Start of Stored records
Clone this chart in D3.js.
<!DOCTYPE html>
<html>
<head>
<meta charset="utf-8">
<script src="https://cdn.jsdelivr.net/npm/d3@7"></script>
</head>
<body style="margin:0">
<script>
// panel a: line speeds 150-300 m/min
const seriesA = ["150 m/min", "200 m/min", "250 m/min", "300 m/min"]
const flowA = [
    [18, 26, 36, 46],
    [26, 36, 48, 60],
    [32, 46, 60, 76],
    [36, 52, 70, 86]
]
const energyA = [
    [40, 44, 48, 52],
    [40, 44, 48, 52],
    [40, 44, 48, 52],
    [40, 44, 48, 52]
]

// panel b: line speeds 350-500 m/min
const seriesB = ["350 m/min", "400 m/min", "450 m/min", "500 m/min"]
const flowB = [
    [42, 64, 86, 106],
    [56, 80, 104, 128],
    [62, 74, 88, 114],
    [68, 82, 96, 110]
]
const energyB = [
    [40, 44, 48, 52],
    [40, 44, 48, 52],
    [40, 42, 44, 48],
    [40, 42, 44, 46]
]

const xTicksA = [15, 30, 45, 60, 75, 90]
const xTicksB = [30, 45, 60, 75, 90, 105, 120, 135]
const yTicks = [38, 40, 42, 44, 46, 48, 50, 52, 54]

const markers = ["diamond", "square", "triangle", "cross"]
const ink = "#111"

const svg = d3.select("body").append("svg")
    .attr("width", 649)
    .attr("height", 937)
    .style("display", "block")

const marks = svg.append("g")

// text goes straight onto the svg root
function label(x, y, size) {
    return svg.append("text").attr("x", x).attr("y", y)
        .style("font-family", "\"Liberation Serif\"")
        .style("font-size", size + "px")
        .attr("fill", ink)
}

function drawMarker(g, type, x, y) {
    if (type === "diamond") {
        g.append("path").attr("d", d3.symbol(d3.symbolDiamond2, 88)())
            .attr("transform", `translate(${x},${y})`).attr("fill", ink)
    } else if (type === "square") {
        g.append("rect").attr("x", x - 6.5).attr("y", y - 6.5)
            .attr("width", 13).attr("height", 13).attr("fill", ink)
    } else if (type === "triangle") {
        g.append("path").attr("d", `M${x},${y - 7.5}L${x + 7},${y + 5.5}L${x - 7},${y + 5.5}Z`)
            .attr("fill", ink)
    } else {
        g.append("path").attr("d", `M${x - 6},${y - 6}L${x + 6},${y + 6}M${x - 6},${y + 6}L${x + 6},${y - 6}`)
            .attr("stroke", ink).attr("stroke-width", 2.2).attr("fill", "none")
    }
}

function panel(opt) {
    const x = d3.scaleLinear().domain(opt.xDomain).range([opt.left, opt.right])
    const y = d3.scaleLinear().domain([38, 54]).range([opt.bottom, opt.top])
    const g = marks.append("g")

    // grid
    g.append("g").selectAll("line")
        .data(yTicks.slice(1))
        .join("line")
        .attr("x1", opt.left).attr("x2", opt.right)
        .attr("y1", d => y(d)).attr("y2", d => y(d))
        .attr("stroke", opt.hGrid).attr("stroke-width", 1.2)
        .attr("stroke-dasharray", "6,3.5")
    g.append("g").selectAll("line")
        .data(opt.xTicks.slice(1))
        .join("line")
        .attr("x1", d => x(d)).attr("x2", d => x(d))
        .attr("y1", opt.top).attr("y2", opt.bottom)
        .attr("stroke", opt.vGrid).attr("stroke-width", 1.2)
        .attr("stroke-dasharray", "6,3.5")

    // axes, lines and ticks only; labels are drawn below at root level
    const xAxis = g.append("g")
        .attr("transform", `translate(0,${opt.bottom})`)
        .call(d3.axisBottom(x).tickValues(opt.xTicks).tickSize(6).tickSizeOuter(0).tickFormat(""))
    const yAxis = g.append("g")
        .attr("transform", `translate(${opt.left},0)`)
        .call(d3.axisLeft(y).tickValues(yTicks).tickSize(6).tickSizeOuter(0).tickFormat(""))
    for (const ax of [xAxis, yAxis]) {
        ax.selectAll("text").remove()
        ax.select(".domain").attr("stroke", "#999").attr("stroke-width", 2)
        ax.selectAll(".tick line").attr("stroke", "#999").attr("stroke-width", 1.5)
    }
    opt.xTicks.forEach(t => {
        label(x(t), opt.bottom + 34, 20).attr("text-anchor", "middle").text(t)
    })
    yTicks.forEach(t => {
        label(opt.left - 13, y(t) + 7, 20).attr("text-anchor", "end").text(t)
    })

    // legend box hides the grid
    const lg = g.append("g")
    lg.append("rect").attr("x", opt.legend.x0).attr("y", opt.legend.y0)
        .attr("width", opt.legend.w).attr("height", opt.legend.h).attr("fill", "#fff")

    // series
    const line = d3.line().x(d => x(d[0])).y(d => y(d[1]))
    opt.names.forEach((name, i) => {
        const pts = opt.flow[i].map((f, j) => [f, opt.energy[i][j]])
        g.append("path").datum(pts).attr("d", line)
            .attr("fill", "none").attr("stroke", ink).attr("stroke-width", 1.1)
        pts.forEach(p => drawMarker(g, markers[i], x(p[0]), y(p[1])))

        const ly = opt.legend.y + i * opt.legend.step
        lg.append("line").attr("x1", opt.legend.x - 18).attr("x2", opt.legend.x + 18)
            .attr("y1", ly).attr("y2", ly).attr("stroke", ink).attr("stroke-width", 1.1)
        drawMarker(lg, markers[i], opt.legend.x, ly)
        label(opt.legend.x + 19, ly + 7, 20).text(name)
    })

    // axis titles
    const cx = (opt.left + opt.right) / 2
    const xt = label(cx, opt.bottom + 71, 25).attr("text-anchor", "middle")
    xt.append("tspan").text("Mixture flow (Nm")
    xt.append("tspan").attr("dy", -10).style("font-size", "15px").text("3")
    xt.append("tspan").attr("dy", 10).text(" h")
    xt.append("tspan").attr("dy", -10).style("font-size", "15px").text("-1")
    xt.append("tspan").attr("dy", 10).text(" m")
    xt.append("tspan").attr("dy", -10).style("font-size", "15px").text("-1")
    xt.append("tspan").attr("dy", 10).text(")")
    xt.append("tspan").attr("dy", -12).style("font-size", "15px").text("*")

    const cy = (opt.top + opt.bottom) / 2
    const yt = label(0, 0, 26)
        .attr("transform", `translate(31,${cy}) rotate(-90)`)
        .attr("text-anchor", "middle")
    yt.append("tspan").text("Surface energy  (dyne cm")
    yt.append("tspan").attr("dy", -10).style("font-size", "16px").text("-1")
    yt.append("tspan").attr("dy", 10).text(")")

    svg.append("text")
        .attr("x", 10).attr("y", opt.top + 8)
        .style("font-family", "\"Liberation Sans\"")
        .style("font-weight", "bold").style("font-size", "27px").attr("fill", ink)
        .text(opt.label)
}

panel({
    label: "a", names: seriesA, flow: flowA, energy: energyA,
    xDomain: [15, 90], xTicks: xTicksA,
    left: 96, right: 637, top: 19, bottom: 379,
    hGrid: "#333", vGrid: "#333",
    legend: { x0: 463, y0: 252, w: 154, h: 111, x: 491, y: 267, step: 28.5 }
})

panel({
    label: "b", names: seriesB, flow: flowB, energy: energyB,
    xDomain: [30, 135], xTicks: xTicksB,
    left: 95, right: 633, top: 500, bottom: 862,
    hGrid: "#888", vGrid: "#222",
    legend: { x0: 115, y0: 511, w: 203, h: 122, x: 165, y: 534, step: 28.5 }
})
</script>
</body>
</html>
End of Stored records
Start of Stored records
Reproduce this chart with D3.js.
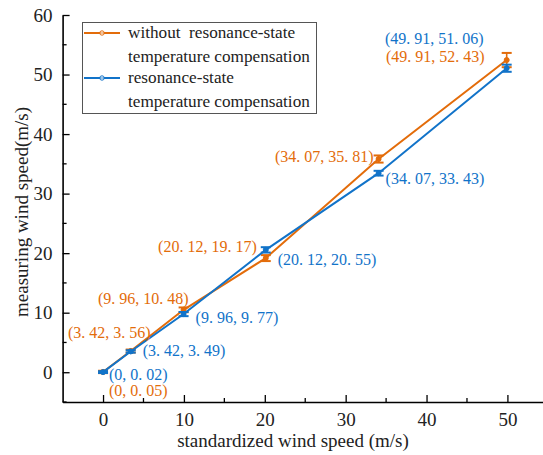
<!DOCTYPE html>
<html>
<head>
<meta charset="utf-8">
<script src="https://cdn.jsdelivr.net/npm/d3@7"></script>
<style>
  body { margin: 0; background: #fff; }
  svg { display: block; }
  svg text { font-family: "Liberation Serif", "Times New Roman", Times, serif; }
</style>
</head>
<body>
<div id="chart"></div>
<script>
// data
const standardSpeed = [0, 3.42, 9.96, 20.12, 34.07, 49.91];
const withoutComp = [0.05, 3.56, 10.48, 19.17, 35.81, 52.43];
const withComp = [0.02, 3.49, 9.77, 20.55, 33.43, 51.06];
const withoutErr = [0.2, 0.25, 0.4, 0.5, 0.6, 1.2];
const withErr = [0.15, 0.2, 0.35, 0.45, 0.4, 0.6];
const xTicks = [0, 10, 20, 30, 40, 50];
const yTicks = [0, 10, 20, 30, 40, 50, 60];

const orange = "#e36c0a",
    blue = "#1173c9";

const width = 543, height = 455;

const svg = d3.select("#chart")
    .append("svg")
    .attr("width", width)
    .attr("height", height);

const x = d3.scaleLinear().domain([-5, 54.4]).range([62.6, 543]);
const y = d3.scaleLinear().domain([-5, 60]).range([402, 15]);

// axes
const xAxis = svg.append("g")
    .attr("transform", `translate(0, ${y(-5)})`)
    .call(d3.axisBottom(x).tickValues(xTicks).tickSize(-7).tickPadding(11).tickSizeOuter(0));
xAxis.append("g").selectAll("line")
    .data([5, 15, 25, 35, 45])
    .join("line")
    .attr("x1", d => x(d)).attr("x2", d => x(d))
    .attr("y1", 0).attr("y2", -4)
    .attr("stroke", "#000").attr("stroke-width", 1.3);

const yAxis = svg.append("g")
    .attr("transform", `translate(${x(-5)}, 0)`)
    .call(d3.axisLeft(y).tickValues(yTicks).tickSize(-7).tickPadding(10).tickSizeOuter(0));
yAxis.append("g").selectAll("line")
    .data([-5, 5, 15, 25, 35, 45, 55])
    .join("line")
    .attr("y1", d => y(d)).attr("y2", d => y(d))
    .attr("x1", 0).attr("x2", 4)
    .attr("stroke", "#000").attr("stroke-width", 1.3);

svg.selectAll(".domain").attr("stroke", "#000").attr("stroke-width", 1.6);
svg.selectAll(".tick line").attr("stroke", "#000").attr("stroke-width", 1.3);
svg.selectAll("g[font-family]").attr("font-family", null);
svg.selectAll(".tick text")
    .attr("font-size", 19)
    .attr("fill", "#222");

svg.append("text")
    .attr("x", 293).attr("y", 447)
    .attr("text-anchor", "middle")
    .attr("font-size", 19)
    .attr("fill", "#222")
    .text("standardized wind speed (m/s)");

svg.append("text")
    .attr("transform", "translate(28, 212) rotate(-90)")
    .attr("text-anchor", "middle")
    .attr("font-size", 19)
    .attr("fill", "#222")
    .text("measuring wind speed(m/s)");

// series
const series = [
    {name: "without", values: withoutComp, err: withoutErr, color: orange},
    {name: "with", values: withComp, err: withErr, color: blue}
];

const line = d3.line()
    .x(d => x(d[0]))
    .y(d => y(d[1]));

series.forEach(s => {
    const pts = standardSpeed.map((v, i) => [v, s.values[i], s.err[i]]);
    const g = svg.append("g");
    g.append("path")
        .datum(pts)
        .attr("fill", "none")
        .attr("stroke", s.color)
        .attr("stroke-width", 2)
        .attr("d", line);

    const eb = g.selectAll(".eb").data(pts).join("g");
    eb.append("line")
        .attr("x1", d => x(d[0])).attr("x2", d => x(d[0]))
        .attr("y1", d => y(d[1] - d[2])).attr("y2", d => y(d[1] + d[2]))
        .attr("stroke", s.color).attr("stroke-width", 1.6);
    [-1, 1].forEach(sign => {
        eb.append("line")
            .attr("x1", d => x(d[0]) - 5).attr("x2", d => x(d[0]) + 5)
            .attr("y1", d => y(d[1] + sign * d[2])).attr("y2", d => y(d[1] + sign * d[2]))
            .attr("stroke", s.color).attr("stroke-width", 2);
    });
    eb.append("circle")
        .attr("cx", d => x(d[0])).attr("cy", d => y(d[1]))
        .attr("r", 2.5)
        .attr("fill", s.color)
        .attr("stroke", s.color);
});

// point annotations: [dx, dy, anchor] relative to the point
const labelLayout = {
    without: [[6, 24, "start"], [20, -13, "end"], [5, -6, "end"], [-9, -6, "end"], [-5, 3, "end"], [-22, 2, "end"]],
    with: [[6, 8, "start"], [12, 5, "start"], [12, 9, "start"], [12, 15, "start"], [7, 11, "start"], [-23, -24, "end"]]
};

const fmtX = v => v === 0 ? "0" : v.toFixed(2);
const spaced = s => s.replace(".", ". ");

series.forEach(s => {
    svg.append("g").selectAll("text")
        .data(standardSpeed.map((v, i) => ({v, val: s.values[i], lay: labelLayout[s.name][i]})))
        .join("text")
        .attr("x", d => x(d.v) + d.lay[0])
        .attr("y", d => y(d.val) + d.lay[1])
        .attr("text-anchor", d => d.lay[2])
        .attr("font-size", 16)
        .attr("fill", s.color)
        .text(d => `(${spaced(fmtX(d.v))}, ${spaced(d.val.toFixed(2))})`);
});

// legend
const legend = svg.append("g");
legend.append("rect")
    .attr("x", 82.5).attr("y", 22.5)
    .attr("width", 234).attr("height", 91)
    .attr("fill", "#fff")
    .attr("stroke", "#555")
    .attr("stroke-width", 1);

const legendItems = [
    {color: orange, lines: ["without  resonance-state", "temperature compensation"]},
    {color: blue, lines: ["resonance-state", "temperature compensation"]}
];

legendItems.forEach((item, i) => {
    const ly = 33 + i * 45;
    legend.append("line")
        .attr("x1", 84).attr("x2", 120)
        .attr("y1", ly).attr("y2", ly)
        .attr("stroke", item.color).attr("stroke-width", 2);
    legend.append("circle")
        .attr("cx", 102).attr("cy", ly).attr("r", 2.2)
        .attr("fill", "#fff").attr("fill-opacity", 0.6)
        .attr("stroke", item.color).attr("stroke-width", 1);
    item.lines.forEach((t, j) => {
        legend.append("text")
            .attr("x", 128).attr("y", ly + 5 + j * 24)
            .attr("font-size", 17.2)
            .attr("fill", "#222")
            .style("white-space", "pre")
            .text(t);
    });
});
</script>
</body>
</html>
End of Stored records
Start of Stored records
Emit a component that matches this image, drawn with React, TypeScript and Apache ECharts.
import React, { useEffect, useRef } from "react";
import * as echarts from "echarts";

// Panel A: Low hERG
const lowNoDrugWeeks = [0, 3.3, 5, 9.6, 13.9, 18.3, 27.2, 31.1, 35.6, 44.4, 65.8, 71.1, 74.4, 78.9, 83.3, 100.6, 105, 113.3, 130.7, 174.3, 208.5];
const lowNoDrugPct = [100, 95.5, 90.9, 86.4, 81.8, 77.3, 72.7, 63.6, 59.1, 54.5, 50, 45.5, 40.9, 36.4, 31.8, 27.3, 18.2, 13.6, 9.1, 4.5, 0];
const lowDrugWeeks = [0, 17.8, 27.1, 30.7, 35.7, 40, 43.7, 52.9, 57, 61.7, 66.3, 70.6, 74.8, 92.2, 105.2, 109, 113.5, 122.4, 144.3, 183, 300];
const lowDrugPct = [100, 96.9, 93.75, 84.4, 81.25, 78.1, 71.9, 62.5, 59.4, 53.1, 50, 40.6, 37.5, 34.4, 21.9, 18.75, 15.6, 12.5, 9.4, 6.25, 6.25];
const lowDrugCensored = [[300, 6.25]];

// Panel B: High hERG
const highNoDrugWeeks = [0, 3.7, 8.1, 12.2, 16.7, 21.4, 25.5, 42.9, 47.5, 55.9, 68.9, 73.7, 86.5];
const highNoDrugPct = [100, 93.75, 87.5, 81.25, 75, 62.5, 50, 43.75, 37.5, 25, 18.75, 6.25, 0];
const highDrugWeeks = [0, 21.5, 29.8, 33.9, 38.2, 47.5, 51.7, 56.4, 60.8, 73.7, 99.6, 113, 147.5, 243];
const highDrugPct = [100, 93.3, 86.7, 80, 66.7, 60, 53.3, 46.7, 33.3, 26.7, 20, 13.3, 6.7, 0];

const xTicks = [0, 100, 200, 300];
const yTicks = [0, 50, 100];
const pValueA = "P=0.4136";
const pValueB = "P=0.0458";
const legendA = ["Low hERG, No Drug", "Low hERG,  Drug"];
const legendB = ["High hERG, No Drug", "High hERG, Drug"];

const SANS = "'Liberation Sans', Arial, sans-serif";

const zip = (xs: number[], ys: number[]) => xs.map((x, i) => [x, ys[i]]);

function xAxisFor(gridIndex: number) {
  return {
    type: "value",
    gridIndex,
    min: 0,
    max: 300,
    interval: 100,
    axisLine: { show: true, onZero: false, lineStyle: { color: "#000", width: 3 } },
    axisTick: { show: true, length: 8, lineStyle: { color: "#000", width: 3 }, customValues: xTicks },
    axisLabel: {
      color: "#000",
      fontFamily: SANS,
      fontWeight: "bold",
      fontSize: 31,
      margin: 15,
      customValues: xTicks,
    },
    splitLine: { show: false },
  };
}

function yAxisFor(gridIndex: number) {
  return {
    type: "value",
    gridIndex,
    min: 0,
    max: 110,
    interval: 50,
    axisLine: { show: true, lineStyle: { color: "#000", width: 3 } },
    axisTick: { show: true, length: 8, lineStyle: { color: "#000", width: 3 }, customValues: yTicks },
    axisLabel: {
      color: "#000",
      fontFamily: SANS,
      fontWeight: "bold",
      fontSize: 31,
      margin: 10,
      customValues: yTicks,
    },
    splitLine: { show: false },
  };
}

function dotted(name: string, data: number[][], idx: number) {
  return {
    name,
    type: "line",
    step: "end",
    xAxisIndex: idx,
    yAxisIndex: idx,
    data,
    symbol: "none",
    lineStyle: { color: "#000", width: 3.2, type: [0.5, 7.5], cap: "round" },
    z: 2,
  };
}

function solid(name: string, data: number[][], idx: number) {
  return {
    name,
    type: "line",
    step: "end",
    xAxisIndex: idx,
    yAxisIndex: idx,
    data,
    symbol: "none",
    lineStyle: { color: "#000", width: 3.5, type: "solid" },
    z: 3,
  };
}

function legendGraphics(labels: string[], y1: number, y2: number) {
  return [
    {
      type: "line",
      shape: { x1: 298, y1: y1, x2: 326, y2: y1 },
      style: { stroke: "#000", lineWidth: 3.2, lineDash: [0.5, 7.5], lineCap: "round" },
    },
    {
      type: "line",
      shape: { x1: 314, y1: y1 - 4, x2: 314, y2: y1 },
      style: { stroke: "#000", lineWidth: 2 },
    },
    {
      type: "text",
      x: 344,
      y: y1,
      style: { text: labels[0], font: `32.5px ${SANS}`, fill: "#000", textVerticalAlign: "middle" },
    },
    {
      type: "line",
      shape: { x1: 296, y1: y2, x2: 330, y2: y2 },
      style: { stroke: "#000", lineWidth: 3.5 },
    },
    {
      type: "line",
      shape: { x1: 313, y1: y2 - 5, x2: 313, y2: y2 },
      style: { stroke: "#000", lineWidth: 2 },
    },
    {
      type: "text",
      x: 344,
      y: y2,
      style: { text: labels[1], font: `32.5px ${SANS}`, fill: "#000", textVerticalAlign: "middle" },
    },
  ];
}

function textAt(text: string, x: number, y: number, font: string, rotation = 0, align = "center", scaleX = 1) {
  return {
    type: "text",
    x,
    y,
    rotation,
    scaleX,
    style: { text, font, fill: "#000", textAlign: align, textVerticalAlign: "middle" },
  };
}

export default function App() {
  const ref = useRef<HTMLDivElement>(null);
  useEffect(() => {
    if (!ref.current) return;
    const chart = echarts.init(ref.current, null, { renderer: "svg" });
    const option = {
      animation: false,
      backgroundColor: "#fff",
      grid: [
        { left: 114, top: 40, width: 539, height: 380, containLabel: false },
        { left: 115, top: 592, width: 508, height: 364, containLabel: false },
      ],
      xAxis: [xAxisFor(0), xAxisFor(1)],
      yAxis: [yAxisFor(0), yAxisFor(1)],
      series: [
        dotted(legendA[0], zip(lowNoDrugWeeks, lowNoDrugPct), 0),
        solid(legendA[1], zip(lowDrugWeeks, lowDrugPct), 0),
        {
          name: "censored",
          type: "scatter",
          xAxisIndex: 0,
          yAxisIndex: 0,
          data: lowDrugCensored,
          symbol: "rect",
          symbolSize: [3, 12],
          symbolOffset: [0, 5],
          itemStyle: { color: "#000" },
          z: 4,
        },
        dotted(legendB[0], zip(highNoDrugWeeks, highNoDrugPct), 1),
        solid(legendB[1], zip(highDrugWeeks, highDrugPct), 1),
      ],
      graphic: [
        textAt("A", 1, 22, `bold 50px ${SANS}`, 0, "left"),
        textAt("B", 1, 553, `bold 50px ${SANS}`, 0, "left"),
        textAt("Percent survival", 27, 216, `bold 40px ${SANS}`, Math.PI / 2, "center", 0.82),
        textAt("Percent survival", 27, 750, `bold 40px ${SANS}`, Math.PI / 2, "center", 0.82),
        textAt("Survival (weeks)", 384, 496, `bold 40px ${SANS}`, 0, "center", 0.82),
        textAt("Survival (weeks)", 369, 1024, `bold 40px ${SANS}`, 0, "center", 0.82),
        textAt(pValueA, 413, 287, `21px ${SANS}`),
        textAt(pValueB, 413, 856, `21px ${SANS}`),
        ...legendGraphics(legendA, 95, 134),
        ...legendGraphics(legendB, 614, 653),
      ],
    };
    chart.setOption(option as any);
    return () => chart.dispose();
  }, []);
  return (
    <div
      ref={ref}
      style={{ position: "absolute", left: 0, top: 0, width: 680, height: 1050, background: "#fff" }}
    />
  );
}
End of Stored records
Work required —
In the listing above, find the line containing "Reproduce this chart with D3.js." and the line containing "const y = d3.scaleLinear().domain([-5, 60]).range([402, 15]);", then write out both of them and every line between, exactly, with no pictures.

Output of the task —
Reproduce this chart with D3.js.
<!DOCTYPE html>
<html>
<head>
<meta charset="utf-8">
<script src="https://cdn.jsdelivr.net/npm/d3@7"></script>
<style>
  body { margin: 0; background: #fff; }
  svg { display: block; }
  svg text { font-family: "Liberation Serif", "Times New Roman", Times, serif; }
</style>
</head>
<body>
<div id="chart"></div>
<script>
// data
const standardSpeed = [0, 3.42, 9.96, 20.12, 34.07, 49.91];
const withoutComp = [0.05, 3.56, 10.48, 19.17, 35.81, 52.43];
const withComp = [0.02, 3.49, 9.77, 20.55, 33.43, 51.06];
const withoutErr = [0.2, 0.25, 0.4, 0.5, 0.6, 1.2];
const withErr = [0.15, 0.2, 0.35, 0.45, 0.4, 0.6];
const xTicks = [0, 10, 20, 30, 40, 50];
const yTicks = [0, 10, 20, 30, 40, 50, 60];

const orange = "#e36c0a",
    blue = "#1173c9";

const width = 543, height = 455;

const svg = d3.select("#chart")
    .append("svg")
    .attr("width", width)
    .attr("height", height);

const x = d3.scaleLinear().domain([-5, 54.4]).range([62.6, 543]);
const y = d3.scaleLinear().domain([-5, 60]).range([402, 15]);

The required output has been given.